Job:
Using the material below, repeat exactly the lines from the one with "Generate a Python" through the one with "legend_years = [2004, 2009, 2014, 2019]", ends included, without any images.

Source code of charts:
◆ ◆ ◆ ◆ ◆
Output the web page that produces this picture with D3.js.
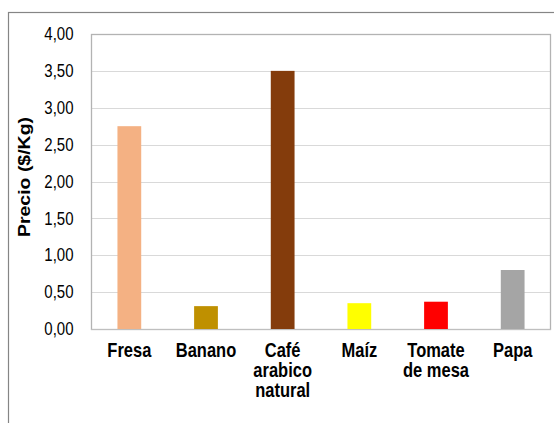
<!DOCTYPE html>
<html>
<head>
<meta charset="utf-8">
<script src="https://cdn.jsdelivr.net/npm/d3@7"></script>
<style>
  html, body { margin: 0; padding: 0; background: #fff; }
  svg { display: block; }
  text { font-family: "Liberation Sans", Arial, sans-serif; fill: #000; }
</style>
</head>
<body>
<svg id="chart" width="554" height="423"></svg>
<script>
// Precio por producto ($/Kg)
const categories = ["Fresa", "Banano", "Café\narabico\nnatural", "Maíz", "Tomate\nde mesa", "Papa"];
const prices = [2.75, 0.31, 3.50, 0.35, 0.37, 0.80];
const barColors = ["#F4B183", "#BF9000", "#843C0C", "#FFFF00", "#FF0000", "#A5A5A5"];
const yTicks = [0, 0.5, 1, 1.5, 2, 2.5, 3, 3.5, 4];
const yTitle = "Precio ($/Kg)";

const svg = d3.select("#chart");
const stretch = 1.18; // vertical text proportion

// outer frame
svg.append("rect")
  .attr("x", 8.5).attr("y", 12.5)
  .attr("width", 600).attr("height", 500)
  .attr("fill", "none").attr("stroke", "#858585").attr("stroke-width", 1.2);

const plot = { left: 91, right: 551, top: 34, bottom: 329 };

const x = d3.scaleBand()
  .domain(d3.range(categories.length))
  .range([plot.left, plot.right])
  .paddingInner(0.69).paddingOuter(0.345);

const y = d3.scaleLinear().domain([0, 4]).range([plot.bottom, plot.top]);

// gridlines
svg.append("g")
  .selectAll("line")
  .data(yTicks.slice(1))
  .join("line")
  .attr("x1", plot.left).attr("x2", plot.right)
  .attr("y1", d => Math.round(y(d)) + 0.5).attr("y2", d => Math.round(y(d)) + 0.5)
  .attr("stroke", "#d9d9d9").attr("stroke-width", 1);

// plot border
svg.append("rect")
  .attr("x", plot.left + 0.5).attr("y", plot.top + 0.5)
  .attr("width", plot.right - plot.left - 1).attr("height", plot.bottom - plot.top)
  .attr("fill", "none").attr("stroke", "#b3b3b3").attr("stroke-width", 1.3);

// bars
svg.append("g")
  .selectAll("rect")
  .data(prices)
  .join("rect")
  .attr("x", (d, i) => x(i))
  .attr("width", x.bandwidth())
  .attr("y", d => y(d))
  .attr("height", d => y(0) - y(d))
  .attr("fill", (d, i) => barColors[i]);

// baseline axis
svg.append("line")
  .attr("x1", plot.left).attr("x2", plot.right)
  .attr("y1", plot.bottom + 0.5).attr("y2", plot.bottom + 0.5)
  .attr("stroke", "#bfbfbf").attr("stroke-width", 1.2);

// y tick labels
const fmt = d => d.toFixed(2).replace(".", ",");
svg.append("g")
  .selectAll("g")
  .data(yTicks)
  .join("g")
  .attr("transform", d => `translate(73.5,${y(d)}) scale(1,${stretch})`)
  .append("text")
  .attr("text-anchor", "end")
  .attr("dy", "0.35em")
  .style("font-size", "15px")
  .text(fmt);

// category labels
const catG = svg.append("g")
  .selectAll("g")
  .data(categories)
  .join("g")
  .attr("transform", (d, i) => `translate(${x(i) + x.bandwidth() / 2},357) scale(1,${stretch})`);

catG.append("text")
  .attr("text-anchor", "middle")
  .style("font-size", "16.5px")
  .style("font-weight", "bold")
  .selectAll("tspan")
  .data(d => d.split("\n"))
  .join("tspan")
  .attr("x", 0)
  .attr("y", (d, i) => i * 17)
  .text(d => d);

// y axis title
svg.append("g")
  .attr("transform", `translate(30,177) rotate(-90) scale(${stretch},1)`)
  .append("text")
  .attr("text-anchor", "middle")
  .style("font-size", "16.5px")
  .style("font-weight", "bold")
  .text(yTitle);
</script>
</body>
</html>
◆ ◆ ◆ ◆ ◆
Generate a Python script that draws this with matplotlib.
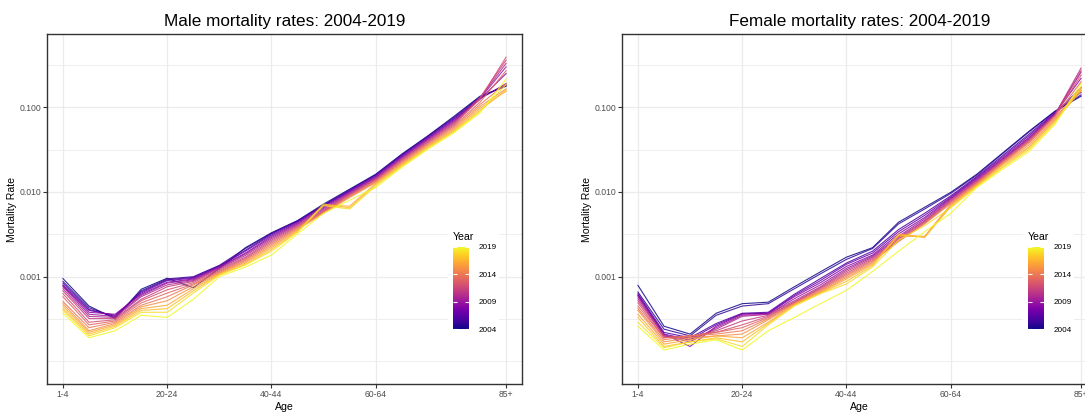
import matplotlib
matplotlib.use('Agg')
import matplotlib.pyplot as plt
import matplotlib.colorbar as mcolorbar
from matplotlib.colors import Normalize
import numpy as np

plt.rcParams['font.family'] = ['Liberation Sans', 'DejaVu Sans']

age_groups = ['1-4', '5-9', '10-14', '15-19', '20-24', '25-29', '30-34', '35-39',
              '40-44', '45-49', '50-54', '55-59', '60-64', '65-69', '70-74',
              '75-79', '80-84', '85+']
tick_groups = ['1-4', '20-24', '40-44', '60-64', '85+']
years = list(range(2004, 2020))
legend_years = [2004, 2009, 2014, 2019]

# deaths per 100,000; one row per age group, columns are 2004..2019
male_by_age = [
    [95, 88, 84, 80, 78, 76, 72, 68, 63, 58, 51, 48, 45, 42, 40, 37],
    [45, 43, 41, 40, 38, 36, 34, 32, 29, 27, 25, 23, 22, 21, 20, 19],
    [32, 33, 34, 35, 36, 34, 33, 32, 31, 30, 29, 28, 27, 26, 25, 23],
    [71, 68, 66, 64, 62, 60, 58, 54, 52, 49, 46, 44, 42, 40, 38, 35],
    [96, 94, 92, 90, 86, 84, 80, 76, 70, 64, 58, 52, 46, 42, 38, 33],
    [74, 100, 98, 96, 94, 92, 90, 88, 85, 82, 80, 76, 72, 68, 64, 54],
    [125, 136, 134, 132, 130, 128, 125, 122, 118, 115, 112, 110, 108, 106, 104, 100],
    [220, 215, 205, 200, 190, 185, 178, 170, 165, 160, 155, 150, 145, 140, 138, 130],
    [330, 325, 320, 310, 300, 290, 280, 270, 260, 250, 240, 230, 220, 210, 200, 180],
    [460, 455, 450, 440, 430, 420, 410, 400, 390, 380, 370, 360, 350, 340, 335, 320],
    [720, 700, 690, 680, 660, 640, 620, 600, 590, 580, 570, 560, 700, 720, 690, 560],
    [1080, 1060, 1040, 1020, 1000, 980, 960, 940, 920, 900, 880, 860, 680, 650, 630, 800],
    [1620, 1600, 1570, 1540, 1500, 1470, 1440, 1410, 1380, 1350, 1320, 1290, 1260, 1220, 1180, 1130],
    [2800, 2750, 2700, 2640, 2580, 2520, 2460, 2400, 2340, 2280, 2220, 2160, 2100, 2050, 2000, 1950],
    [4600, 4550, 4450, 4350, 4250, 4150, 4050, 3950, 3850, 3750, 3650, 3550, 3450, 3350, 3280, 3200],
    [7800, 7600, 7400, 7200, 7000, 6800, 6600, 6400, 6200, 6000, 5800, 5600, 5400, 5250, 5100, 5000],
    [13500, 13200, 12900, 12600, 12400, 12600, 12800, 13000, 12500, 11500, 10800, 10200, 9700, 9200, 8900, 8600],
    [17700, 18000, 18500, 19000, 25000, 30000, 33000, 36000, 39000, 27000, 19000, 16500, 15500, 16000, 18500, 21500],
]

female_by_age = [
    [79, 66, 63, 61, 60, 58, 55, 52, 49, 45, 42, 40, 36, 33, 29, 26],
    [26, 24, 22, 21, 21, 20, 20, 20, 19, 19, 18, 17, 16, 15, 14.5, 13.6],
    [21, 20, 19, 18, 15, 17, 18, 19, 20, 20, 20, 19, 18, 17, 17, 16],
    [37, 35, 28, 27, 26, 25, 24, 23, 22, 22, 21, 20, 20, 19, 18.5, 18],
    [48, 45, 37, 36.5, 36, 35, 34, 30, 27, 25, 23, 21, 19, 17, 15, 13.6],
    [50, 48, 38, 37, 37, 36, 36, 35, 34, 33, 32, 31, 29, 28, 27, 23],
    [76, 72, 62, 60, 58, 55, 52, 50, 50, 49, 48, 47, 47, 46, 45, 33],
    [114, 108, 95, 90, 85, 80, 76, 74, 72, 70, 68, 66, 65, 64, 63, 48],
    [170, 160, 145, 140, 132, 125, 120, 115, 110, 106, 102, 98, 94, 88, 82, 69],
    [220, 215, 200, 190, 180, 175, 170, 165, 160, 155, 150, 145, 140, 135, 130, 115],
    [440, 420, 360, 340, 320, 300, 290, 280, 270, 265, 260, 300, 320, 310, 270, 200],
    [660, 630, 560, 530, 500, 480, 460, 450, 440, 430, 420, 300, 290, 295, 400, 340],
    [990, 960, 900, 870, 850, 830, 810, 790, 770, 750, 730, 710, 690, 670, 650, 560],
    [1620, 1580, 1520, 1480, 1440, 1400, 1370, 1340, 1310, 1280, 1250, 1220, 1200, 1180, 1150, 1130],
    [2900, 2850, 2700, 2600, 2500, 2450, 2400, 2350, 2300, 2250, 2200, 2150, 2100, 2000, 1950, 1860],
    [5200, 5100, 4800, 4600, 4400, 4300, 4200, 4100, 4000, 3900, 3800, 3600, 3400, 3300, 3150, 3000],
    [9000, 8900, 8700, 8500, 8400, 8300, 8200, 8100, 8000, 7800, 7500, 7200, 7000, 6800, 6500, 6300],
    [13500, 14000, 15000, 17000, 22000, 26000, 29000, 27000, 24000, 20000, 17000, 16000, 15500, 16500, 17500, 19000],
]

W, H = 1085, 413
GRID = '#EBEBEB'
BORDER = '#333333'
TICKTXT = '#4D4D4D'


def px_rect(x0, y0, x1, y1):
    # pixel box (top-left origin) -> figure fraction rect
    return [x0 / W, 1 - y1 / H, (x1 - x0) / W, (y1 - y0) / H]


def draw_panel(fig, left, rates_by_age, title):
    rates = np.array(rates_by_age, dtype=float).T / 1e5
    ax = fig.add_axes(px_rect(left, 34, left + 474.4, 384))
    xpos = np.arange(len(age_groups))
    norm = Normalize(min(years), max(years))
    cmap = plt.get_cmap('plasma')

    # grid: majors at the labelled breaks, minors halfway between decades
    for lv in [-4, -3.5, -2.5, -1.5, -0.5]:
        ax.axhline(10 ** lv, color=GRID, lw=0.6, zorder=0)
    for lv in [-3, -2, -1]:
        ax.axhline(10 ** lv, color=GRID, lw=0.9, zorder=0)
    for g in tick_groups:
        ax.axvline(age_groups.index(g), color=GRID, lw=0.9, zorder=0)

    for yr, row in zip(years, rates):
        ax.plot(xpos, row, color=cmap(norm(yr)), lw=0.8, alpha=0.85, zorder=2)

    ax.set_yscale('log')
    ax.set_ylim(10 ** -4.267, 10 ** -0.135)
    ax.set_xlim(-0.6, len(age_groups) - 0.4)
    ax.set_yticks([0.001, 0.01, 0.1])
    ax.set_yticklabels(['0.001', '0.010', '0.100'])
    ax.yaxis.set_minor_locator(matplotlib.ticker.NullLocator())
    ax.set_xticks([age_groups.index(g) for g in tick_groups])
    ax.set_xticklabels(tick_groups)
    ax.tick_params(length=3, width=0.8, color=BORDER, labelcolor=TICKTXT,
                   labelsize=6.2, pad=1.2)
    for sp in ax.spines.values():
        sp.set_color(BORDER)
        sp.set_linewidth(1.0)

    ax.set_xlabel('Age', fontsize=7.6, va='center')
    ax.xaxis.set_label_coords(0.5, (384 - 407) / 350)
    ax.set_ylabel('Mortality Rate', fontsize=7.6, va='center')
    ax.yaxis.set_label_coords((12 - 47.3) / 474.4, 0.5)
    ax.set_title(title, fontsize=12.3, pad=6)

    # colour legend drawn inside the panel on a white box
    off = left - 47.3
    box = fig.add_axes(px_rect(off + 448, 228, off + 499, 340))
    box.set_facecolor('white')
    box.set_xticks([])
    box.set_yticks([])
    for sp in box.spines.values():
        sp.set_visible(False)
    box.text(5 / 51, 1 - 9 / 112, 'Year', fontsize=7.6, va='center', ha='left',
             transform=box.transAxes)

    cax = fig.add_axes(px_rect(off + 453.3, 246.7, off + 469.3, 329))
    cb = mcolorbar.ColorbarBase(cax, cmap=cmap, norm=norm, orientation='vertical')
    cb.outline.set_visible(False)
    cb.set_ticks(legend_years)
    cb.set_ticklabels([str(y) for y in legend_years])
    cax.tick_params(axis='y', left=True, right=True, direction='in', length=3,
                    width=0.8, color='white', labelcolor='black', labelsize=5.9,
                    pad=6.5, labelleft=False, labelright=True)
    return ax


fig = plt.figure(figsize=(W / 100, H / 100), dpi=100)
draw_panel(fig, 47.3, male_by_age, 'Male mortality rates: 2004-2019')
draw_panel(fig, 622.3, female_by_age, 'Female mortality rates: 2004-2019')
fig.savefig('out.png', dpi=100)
◆ ◆ ◆ ◆ ◆
Problem solution:
Generate a Python script that draws this with matplotlib.
import matplotlib
matplotlib.use('Agg')
import matplotlib.pyplot as plt
import matplotlib.colorbar as mcolorbar
from matplotlib.colors import Normalize
import numpy as np

plt.rcParams['font.family'] = ['Liberation Sans', 'DejaVu Sans']

age_groups = ['1-4', '5-9', '10-14', '15-19', '20-24', '25-29', '30-34', '35-39',
              '40-44', '45-49', '50-54', '55-59', '60-64', '65-69', '70-74',
              '75-79', '80-84', '85+']
tick_groups = ['1-4', '20-24', '40-44', '60-64', '85+']
years = list(range(2004, 2020))
legend_years = [2004, 2009, 2014, 2019]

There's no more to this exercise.